At the end of the out-and-back, Doug did his fancy turn-around (ask him to demonstrate sometime), drawing cheers from the crowd. On the way back, Doug started looking a bit more hurtin’.
He was fully into Doug’s patented grim-face, whereafter he ceases to respond to your cheering in any way. He appreciates the cheering, and he takes the energy you’re offering up gratefully, but he won’t give you any energy back. He needs everything he’s got for himself. So if Doug ignores your cheering, cheer louder, cuz that’s when he needs it the most.
With about 5 km to go, Penticton’s Olly called to him “Just keep running,” which was exactly what Doug needed to hear. He committed to picking up the pace and running strong to the end. In the last 2km he started his sprint finish, drawing on the energy of the crowd.
He gave a great final burst of speed down the finishing stretch, grabbed the finish line banner and held in above his head triumphantly, smashing his previous personal best with a phenomenal time of 10:10:46!
His run time was 3:34:20. He finished 96th overall out of 2595 (that’s top 4%!!!), and 12th of 107 in his age group. With personal bests on all 3 events, he’s super happy with his performance, and I am so proud of him!

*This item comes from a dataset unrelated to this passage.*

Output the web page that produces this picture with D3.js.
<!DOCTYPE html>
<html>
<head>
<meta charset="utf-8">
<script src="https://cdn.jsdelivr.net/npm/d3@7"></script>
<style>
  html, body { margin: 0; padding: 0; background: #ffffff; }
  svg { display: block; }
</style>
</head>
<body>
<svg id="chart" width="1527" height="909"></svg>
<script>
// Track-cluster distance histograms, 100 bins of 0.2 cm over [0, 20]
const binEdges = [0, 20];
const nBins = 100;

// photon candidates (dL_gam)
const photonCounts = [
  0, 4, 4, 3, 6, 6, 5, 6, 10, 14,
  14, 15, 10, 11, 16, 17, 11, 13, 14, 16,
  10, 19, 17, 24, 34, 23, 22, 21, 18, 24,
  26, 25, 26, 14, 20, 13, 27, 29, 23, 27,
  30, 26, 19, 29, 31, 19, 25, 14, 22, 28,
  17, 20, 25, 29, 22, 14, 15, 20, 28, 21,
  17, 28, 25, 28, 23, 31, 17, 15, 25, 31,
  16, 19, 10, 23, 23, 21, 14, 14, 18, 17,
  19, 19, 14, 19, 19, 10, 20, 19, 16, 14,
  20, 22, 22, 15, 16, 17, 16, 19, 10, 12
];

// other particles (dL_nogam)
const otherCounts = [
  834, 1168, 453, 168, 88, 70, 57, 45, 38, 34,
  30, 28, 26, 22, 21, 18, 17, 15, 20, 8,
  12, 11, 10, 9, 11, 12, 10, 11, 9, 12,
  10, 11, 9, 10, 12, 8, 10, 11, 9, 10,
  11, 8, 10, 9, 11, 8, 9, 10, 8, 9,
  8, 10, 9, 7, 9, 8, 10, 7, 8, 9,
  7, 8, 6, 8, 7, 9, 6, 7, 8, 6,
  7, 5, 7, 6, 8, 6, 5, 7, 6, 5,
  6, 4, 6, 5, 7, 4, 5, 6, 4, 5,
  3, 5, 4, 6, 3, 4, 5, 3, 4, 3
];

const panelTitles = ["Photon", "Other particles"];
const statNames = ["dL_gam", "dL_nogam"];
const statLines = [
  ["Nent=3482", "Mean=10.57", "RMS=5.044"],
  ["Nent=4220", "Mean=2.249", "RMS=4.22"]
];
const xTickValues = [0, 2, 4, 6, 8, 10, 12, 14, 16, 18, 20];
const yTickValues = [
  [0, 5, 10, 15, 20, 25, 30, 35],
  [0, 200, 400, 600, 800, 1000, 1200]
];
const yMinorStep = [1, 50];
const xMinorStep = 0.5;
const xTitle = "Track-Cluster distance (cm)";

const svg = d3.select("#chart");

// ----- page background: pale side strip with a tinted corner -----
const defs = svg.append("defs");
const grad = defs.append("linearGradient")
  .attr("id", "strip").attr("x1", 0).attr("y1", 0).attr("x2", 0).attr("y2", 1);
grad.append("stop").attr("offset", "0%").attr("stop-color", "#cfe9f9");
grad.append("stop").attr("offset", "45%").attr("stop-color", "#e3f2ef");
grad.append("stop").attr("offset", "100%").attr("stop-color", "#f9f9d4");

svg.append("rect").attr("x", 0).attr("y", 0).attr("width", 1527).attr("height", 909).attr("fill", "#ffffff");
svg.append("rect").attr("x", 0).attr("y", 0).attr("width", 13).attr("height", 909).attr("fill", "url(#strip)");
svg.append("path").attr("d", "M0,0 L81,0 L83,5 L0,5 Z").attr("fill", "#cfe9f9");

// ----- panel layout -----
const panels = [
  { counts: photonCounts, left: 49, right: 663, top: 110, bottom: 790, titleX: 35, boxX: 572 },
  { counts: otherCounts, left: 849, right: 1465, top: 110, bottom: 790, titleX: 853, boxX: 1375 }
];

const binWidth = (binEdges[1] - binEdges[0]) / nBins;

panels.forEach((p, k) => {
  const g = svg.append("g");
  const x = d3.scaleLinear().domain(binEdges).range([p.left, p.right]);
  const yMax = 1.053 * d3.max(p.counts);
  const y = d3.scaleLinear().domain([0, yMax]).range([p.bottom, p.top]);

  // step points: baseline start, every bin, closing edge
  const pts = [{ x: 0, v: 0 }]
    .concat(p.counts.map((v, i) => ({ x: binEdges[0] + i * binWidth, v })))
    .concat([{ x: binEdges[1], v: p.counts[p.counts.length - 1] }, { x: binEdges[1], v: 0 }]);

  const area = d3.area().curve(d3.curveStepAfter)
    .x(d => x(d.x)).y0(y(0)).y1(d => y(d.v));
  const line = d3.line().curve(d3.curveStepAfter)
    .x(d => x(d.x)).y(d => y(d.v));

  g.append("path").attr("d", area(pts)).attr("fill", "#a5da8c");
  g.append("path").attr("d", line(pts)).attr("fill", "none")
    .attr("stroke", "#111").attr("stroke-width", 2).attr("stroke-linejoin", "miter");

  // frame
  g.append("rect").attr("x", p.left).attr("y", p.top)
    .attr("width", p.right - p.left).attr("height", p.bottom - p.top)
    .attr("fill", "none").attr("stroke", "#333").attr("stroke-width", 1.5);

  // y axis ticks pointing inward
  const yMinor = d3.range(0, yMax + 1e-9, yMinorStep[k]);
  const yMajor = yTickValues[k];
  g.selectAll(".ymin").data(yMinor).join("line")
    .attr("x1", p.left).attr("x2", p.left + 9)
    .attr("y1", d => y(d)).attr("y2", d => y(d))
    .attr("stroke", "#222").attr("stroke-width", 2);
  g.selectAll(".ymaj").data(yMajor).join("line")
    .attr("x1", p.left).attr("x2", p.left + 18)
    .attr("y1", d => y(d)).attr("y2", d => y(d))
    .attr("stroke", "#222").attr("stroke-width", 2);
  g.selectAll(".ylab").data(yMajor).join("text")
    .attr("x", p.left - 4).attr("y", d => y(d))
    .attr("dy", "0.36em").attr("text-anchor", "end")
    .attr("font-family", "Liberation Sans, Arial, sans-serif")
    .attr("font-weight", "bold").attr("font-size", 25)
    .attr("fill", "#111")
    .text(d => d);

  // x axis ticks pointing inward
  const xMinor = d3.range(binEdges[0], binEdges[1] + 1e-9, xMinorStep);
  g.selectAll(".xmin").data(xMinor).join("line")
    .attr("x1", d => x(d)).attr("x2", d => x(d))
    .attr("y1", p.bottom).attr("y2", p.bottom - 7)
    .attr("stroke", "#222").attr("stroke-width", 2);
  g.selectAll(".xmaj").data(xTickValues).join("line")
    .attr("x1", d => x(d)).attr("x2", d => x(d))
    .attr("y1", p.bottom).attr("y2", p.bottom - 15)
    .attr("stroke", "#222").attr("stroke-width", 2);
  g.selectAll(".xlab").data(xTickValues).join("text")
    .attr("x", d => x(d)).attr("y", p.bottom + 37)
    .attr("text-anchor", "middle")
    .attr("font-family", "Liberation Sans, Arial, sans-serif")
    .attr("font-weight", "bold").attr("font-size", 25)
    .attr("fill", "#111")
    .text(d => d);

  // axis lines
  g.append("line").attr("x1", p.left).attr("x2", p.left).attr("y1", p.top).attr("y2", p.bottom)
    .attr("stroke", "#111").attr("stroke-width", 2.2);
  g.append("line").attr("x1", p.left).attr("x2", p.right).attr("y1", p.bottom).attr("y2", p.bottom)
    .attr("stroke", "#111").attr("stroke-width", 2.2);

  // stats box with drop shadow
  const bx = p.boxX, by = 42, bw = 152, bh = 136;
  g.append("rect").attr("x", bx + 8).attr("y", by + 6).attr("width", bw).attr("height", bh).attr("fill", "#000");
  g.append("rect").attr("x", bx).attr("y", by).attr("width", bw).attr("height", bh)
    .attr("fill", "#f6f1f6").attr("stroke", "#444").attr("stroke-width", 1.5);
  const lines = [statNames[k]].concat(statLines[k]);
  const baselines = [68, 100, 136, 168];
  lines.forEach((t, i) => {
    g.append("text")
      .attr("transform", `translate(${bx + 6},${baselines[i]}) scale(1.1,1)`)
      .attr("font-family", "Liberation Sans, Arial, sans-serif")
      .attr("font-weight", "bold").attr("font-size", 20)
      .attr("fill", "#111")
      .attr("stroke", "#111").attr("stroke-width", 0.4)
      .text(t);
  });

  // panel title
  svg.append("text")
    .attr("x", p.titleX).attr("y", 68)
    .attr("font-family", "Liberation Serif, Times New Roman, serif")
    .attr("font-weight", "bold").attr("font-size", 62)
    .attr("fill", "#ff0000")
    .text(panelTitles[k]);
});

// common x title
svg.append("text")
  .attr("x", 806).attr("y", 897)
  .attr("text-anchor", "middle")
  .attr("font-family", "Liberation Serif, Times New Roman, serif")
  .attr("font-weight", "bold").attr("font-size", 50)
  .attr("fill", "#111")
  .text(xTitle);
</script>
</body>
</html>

After some sittin', I grabbed Doug's change of clothes and he went and stood in the lake (Doug says "Splash Fight Lake" for those in the know). The water was pretty warm so it wasn't exactly an ice bath, but it helped Doug's muscles a lot. Then he put on his compression tights and socks (for super double compression power), and his walking was a lot less tragic after that (but still pretty bad) and so he hobbled his way back to the race site to greet his adoring fans.